Wayne Manord, James Shavers and Bobby Noles have been refereeing football games together on and off for the past five decades. The inseparable trio has seen it all during that time, dating back to their first get-together in 1972.

It’s been a long and winding road since, one that will end following the 2021 playoffs — Shavers is retiring after 50 years in pinstripes — but not soon forgotten.

“All officials have camaraderie,” Shavers said. “Any time that you work together at any job for 50 years, you’re going to know what the other guy is thinking.”

Noles also singled out the camaraderie.

“That’s really what keeps people in it,” he said. “Other guys like working with us. They can ask questions, because we have worked different positions over the years. Those guys can draw from our experiences. We’re kind of the teaching unit. We’re all in our 70s, so people will call us the AARP group.”

Added Manord: “Our friendship and the confidence we have in each other is what stands out for me. We know we can rely on each other. We don’t have to worry about the other person. Those guys are dedicated. They want the best for the coaches, players and fans.”

It’s been quite a journey for the trio.

They’ve traveled untold miles, eaten countless meals and stepped foot on innumerable campuses during their years together. 
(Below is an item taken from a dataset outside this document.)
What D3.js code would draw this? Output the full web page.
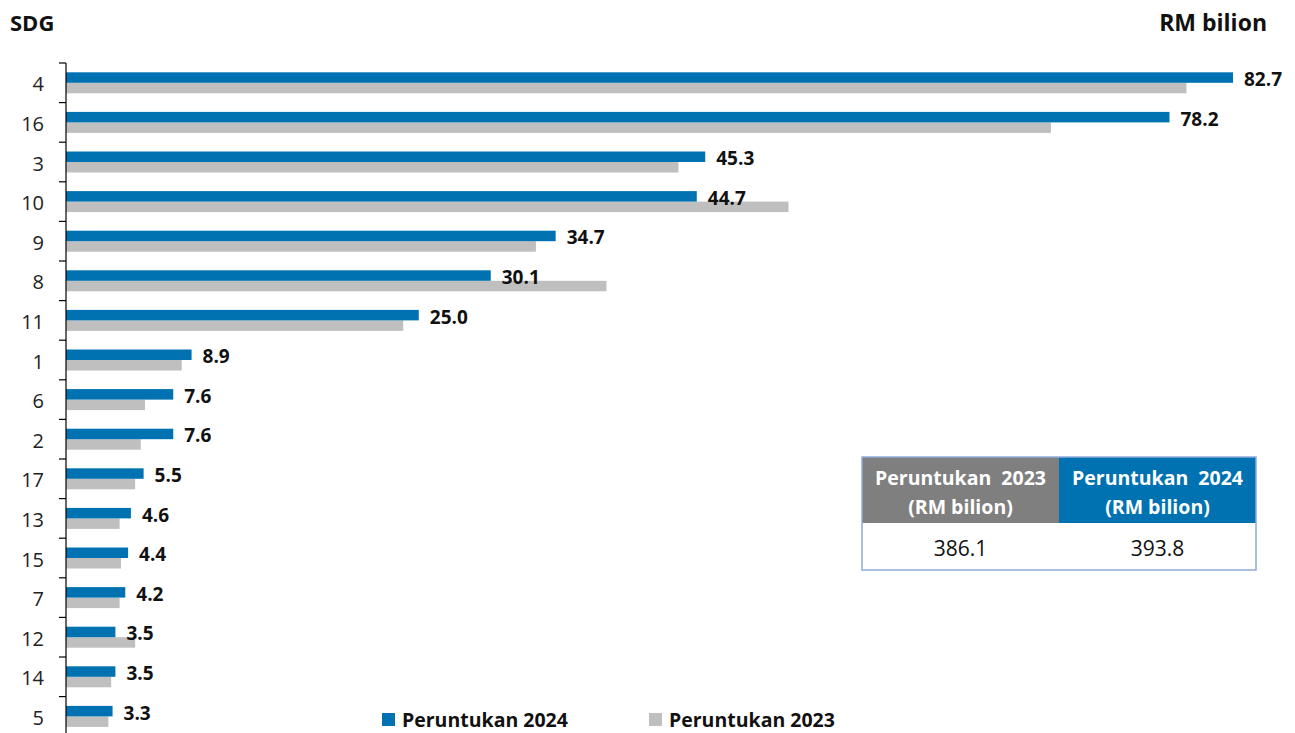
<!DOCTYPE html>
<html><head><meta charset="utf-8">
<script src="https://cdn.jsdelivr.net/npm/d3@7"></script>
<style>body{margin:0;background:#fff;}svg{display:block;font-family:"Open Sans",sans-serif;}</style>
</head><body>
<svg id="c" width="1295" height="733"></svg>
<script>
const sdg = ["4","16","3","10","9","8","11","1","6","2","17","13","15","7","12","14","5"];
const v2024 = [82.7,78.2,45.3,44.7,34.7,30.1,25.0,8.9,7.6,7.6,5.5,4.6,4.4,4.2,3.5,3.5,3.3];
const v2023 = [79.4,69.8,43.4,51.2,33.3,38.3,23.9,8.2,5.6,5.3,4.9,3.8,3.9,3.8,4.9,3.2,3.0];
const seriesNames = ["Peruntukan 2024","Peruntukan 2023"];
const tableHeads = ["Peruntukan  2023","Peruntukan  2024"];
const tableTotals = [386.1, 393.8];

const BLUE = "#0072B1", GRAY = "#BFBFBF";
const svg = d3.select("#c");
const x = d3.scaleLinear().domain([0, 82.7]).range([66, 1233]);
const y = d3.scaleBand().domain(sdg).range([63, 63 + 17*39.6]).paddingInner(0).paddingOuter(0);
const barH = 10.5, off = (y.bandwidth() - 2*barH)/2;

// bars
const g = svg.append("g");
g.selectAll(".b23").data(sdg).join("rect")
  .attr("x", x(0)).attr("y", (d)=>y(d)+off+barH)
  .attr("width", (d,i)=>x(v2023[i])-x(0)).attr("height", barH).attr("fill", GRAY);
g.selectAll(".b24").data(sdg).join("rect")
  .attr("x", x(0)).attr("y", (d)=>y(d)+off)
  .attr("width", (d,i)=>x(v2024[i])-x(0)).attr("height", barH).attr("fill", BLUE);
g.selectAll(".lab").data(sdg).join("text")
  .attr("x", (d,i)=>x(v2024[i])+11).attr("y", (d)=>y(d)+off+barH/2+1.5)
  .attr("dominant-baseline","central")
  .attr("font-size",19).attr("font-weight","bold").attr("fill","#111")
  .text((d,i)=>v2024[i].toFixed(1));

// y axis
const ax = svg.append("g").attr("transform","translate(66,0)");
ax.append("line").attr("x1",0).attr("x2",0).attr("y1",63).attr("y2",740).attr("stroke","#000").attr("stroke-width",1.2);
ax.selectAll(".t").data(d3.range(18)).join("line")
  .attr("x1",-7).attr("x2",0).attr("y1",(i)=>63+i*y.step()).attr("y2",(i)=>63+i*y.step())
  .attr("stroke","#000").attr("stroke-width",1.2);
ax.selectAll(".cl").data(sdg).join("text")
  .attr("x",-22).attr("y",(d)=>y(d)+y.bandwidth()/2+1).attr("text-anchor","end")
  .attr("dominant-baseline","central").attr("font-size",20).attr("fill","#222").text(d=>d);

// titles
svg.append("text").attr("x",10).attr("y",31).attr("font-size",22).attr("font-weight","bold").attr("fill","#111").text("SDG");
svg.append("text").attr("x",1267).attr("y",31).attr("text-anchor","end").attr("font-size",23).attr("font-weight","bold").attr("fill","#111").text("RM bilion");

// legend
const leg = [{x:382,c:BLUE},{x:649,c:GRAY}];
leg.forEach((l,i)=>{
  svg.append("rect").attr("x",l.x).attr("y",713).attr("width",13).attr("height",13).attr("fill",l.c);
  svg.append("text").attr("x",l.x+20).attr("y",727).attr("font-size",19.5).attr("font-weight","bold").attr("fill","#111").text(seriesNames[i]);
});

// table
const tx = 862, tw = 394, ty = 457, hh = 66, bh = 47, cw = tw/2;
const tcol = ["#7F7F7F", BLUE];
tableHeads.forEach((h,i)=>{
  svg.append("rect").attr("x",tx+i*cw).attr("y",ty).attr("width",cw).attr("height",hh).attr("fill",tcol[i]);
  svg.append("text").attr("x",tx+i*cw+cw/2).attr("y",485).attr("text-anchor","middle").attr("font-size",19.5).attr("font-weight","bold").attr("fill","#fff").attr("xml:space","preserve").style("white-space","pre").text(h);
  svg.append("text").attr("x",tx+i*cw+cw/2).attr("y",514).attr("text-anchor","middle").attr("font-size",19.5).attr("font-weight","bold").attr("fill","#fff").text("(RM bilion)");
  svg.append("text").attr("x",tx+i*cw+cw/2).attr("y",556).attr("text-anchor","middle").attr("font-size",21).attr("fill","#111").text(tableTotals[i].toFixed(1));
});
svg.append("rect").attr("x",tx).attr("y",ty).attr("width",tw).attr("height",hh+bh).attr("fill","none").attr("stroke","#8EAADB").attr("stroke-width",1.5);
</script>
</body></html>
For every tail one tells, the other two can recount five more.

“We’ve got a war chest full of stories we’ve accumulated over the years,” Noles said. “Every year you call, something funny happens. Sometimes, a lot of funny stuff happens.”

Shavers and Manord shared a couple of those stories.

“The only time I’ve been physically attacked after a game was in a pee-wee or wee-wee game,” Shavers said. “Everyone thought their kid was going to be the next Joe Namath. That’s why you get paid more to cover those games.”

“We were covering Hoover and Tuscaloosa County at The Met,” Manord said. “Just before the half, all the lights went out during a double-reverse. It took them about an hour to get them back on if I remember correctly. Later in the game, Corky (Shavers) got hit hard. We went over there, and he looked up and asked, ‘Did I hurt him?’ It was just a joy working together.”

Between the three of them, they’ve seen a Heisman Trophy winner in action, watched athletes who’ve since gone on to play for national championship programs and performed on the biggest stage — the Super 7 games — that cap off each high school season.

But a lot has changed over those years, as the trio can attest.

“The players now are bigger, stronger and faster,” Shavers said.

Said Manord: “The players weren’t as conditioned back in the 70s. And the game of football has progressed with the coaches and all the technology. But I’ve seen a lot of good athletes and a lot of good coaches over the years.”

Although their officiating careers are now in the fourth quarter, the trio isn’t too worried about what lies ahead in the years to come.

The memories made, the experiences shared and the friendships forged by both will accompany them long after the final whistle blows.

“There’s a love of the game for all of us,” Shavers said. “Money is the last thing we care about. You can do anything and make more than what we make. We’re best friends, and we talk just about every day. I don’t know of three other guys who have lasted this long in one association. As far as for me, it’s a physical thing. My back hurts (laughs). I have my brace, my Bio-Freeze and my Tylenol. But we all tried to call every game fairly, whether people think we did or not.”

Added Noles: “We’ve got over 150 years of officiating between us. Most people don’t do it nearly as long as we do — they lose interest or get tired. It’s worked out well for us. We get together on a call, feed off each other and try to get it right.”

For Manord, it’s been all about the people along the journey.

“The friendships you develop with each other, coaches, fans, players — we’ve worked with some great people,” he said. “It’s been a rewarding career. It’s important to take pride in what you do. I hope what we’ve done over the years has helped the game of football. It’s not about the officials. It’s about the coaches, players and fans. We want to be invisible. If no one knows who officiated the game when it’s over, then we did a great job.”